While Microsoft maintains that Windows Vista is the most successful version of its iconic operating system ever, that picture may be dimmed by a new report that found that almost half of corporate IT shops will skip it while waiting for the next major release -- Windows 7.
In an independently-funded survey, long-time industry analyst Laura DiDio found that 46 percent of the 700 IT decision makers she polled intend to wait for Windows 7 before they migrate off of Windows XP.
Analysts have been sounding warnings over slower-than-expected corporate adoption of Vista for at least a year. As a result, Microsoft has quietly acknowledged -- through statements this fall by CEO Steve Ballmer -- that it's okay for customers to wait for Windows 7.
At last report in July, Microsoft said it has sold 180 million Windows licenses since Vista shipped.

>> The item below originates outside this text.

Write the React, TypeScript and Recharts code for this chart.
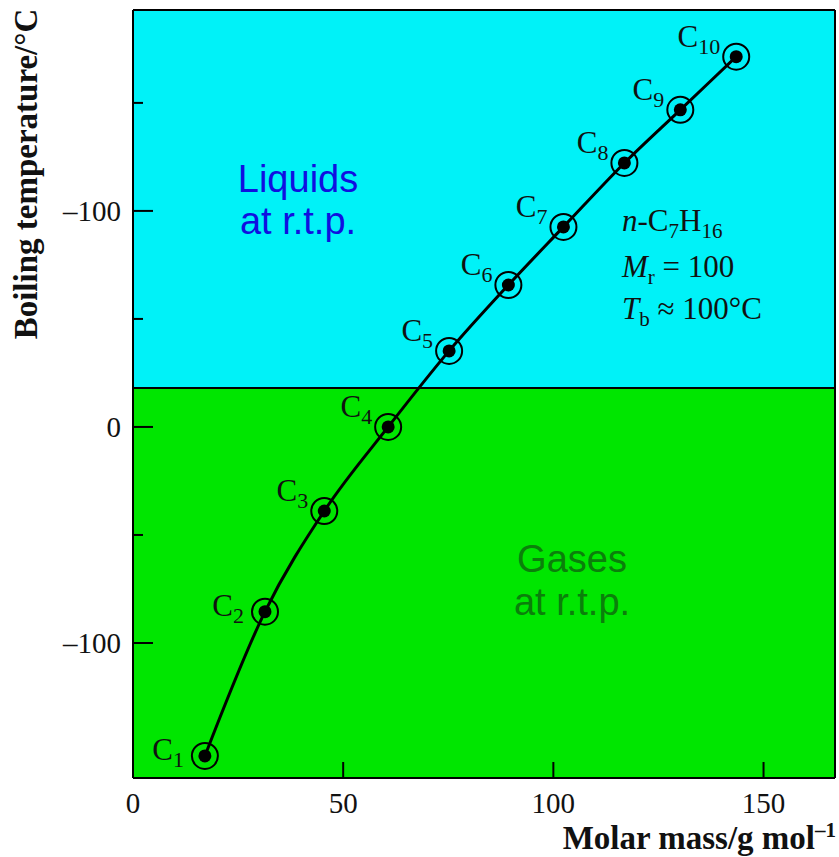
import React from 'react';
import {
  ComposedChart,
  Line,
  XAxis,
  YAxis,
  ReferenceArea,
  ReferenceLine,
  LabelList,
  Label,
} from 'recharts';

// ---- Data ----
const carbonNumbers = [1, 2, 3, 4, 5, 6, 7, 8, 9, 10];
const molarMass = [17.1, 31.4, 45.5, 60.7, 75.2, 89.3, 102.4, 116.9, 130.2, 143.5];
const boilingTemp = [-152.3, -85.5, -38.9, 0, 35.2, 65.7, 92.6, 122.2, 146.8, 171.4];

const xTicks = [0, 50, 100, 150];
const xTickLabels = ['0', '50', '100', '150'];
const yTicks = [-100, -50, 0, 50, 100, 150];
const yTickLabels: Record<number, string> = { 100: '–100', 0: '0', [-100]: '–100' };

const phaseBoundary = 18; // °C separating gases/liquids at r.t.p.
const xDomain = [0, 167];
const yDomain = [-162.5, 193];

const data = carbonNumbers.map((n, i) => ({
  n,
  m: molarMass[i],
  t: boilingTemp[i],
}));

const SERIF = '"Liberation Serif", "Times New Roman", serif';
const SANS = '"Liberation Sans", Arial, sans-serif';

const CYAN = '#00f2f8';
const GREEN = '#00e600';

const renderDot = (props: any) => {
  const { cx, cy, index } = props;
  if (cx == null || cy == null) return <g key={`d${index}`} />;
  return (
    <g key={`d${index}`}>
      <circle cx={cx} cy={cy} r={13} fill="none" stroke="#000" strokeWidth={2} />
      <circle cx={cx} cy={cy} r={6.5} fill="#000" />
    </g>
  );
};

const renderLabel = (props: any) => {
  const { x, y, value, index } = props;
  const low = index < 2;
  const tx = x - (low ? 21 : 16);
  const ty = y + (low ? 4 : -10);
  return (
    <text
      key={`l${index}`}
      x={tx}
      y={ty}
      textAnchor="end"
      fontFamily={SERIF}
      fontSize={31}
      fill="#111"
    >
      C
      <tspan dy={7} fontSize={22}>
        {value}
      </tspan>
    </text>
  );
};

const YTick = (props: any) => {
  const { y, payload } = props;
  const v = payload.value;
  const label = yTickLabels[v];
  const plotLeft = 133;
  const len = label !== undefined ? 20 : 10;
  return (
    <g>
      <line x1={plotLeft} x2={plotLeft + len} y1={y} y2={y} stroke="#000" strokeWidth={2} />
      {label !== undefined && (
        <text x={121} y={y + 10} textAnchor="end" fontFamily={SERIF} fontSize={29} fill="#111">
          {label}
        </text>
      )}
    </g>
  );
};

const XTick = (props: any) => {
  const { x, payload } = props;
  const plotBottom = 778;
  const v = payload.value;
  return (
    <g>
      {v !== 0 && (
        <line x1={x} x2={x} y1={plotBottom} y2={plotBottom - 16} stroke="#000" strokeWidth={2} />
      )}
      <text x={x} y={plotBottom + 35} textAnchor="middle" fontFamily={SERIF} fontSize={29} fill="#111">
        {xTickLabels[xTicks.indexOf(v)] ?? String(v)}
      </text>
    </g>
  );
};

export default function App() {
  return (
    <div style={{ position: 'absolute', left: 0, top: 0, width: 839, height: 857, background: '#fff' }}>
      <ComposedChart
        width={839}
        height={857}
        data={data}
        margin={{ top: 10, right: 4, bottom: 0, left: 0 }}
      >
        <ReferenceArea
          x1={xDomain[0]}
          x2={xDomain[1]}
          y1={phaseBoundary}
          y2={yDomain[1]}
          fill={CYAN}
          fillOpacity={1}
          stroke="none"
          ifOverflow="hidden"
          label={{
            content: (p: any) => {
              const vb = p.viewBox;
              const cx = vb.x + 165;
              return (
                <g>
                  <text x={cx} y={vb.y + 182} textAnchor="middle" fontFamily={SANS} fontSize={38} fill="#1010e0">
                    Liquids
                  </text>
                  <text x={cx} y={vb.y + 224} textAnchor="middle" fontFamily={SANS} fontSize={38} fill="#1010e0">
                    at r.t.p.
                  </text>
                </g>
              );
            },
          }}
        />
        <ReferenceArea
          x1={xDomain[0]}
          x2={xDomain[1]}
          y1={yDomain[0]}
          y2={phaseBoundary}
          fill={GREEN}
          fillOpacity={1}
          stroke="none"
          ifOverflow="hidden"
          label={{
            content: (p: any) => {
              const vb = p.viewBox;
              const cx = vb.x + 439;
              return (
                <g>
                  <text x={cx} y={vb.y + 184} textAnchor="middle" fontFamily={SANS} fontSize={38} fill="#0b7f0b">
                    Gases
                  </text>
                  <text x={cx} y={vb.y + 227} textAnchor="middle" fontFamily={SANS} fontSize={38} fill="#0b7f0b">
                    at r.t.p.
                  </text>
                </g>
              );
            },
          }}
        />
        <ReferenceLine y={phaseBoundary} stroke="#000" strokeWidth={2} />
        <XAxis
          type="number"
          dataKey="m"
          domain={xDomain}
          ticks={xTicks}
          allowDataOverflow
          height={79}
          axisLine={{ stroke: '#000', strokeWidth: 2 }}
          tickLine={false}
          tick={<XTick />}
          interval={0}
        >
          <Label
            content={() => (
              <text x={836} y={849} textAnchor="end" fontFamily={SERIF} fontWeight="bold" fontSize={33} fill="#111">
                Molar mass/g mol
                <tspan dy={-12} fontSize={21}>–1</tspan>
              </text>
            )}
          />
        </XAxis>
        <YAxis
          type="number"
          dataKey="t"
          domain={yDomain}
          ticks={yTicks}
          allowDataOverflow
          width={133}
          axisLine={{ stroke: '#000', strokeWidth: 2 }}
          tickLine={false}
          tick={<YTick />}
          interval={0}
        >
          <Label
            content={() => (
              <text
                x={0}
                y={0}
                transform="translate(37,174) rotate(-90)"
                textAnchor="middle"
                fontFamily={SERIF}
                fontWeight="bold"
                fontSize={33}
                fill="#111"
              >
                Boiling temperature/°C
              </text>
            )}
          />
        </YAxis>
        <ReferenceLine x={xDomain[1]} stroke="#000" strokeWidth={2} ifOverflow="extendDomain" />
        <ReferenceLine y={yDomain[1]} stroke="#000" strokeWidth={2} />
        <Line
          type="monotone"
          dataKey="t"
          stroke="#000"
          strokeWidth={3}
          dot={renderDot}
          activeDot={false}
          isAnimationActive={false}
        >
          <LabelList dataKey="n" content={renderLabel} />
        </Line>
        <ReferenceArea
          x1={xDomain[0]}
          x2={xDomain[1]}
          y1={yDomain[0]}
          y2={yDomain[1]}
          fill="none"
          stroke="none"
          label={{
            content: (p: any) => {
              const vb = p.viewBox;
              const x0 = vb.x + 489;
              return (
                <g fontFamily={SERIF} fontSize={31} fill="#111">
                  <text x={x0} y={231}>
                    <tspan fontStyle="italic">n</tspan>-C
                    <tspan dy={7} fontSize={21}>7</tspan>
                    <tspan dy={-7}>H</tspan>
                    <tspan dy={7} fontSize={21}>16</tspan>
                  </text>
                  <text x={x0} y={277}>
                    <tspan fontStyle="italic">M</tspan>
                    <tspan dy={7} fontSize={21}>r</tspan>
                    <tspan dy={-7}> = 100</tspan>
                  </text>
                  <text x={x0} y={319}>
                    <tspan fontStyle="italic">T</tspan>
                    <tspan dy={7} fontSize={21}>b</tspan>
                    <tspan dy={-7}> ≈ 100°C</tspan>
                  </text>
                </g>
              );
            },
          }}
        />
      </ComposedChart>
    </div>
  );
}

However, because many of those licenses are convertible -- the user can choose to deploy either Vista or its predecessor, Windows XP -- it's almost impossible to tell how many copies of Vista have really been deployed so far. If the company has more exact numbers, it isn't sharing them.
The new study, conducted by DiDio and her firm, Information Technology Intelligence Corp., in connection with Sunbelt Software, also reveals more bad news for Vista.
"To date, only 10 percent of the 700 survey respondents have deployed Vista [and] Windows XP is the primary desktop OS for 88 percent of the respondents," DiDio wrote in her report.
DiDio's results are in line with other recent analyst reports. For one, Forrest Research reported last month that, so far, only 8.8 percent of IT shops it's been talking with had deployed Vista to the end of June.
Another interesting result, though, has been that companies that have deployed Vista are overall happy with the system.
"Six out of 10 [Vista] users, nearly 60 percent, rated Vistas performance, reliability and security excellent, very good or good," DiDio said in her e-mail. The biggest complaints were in regard to application compatibility problems.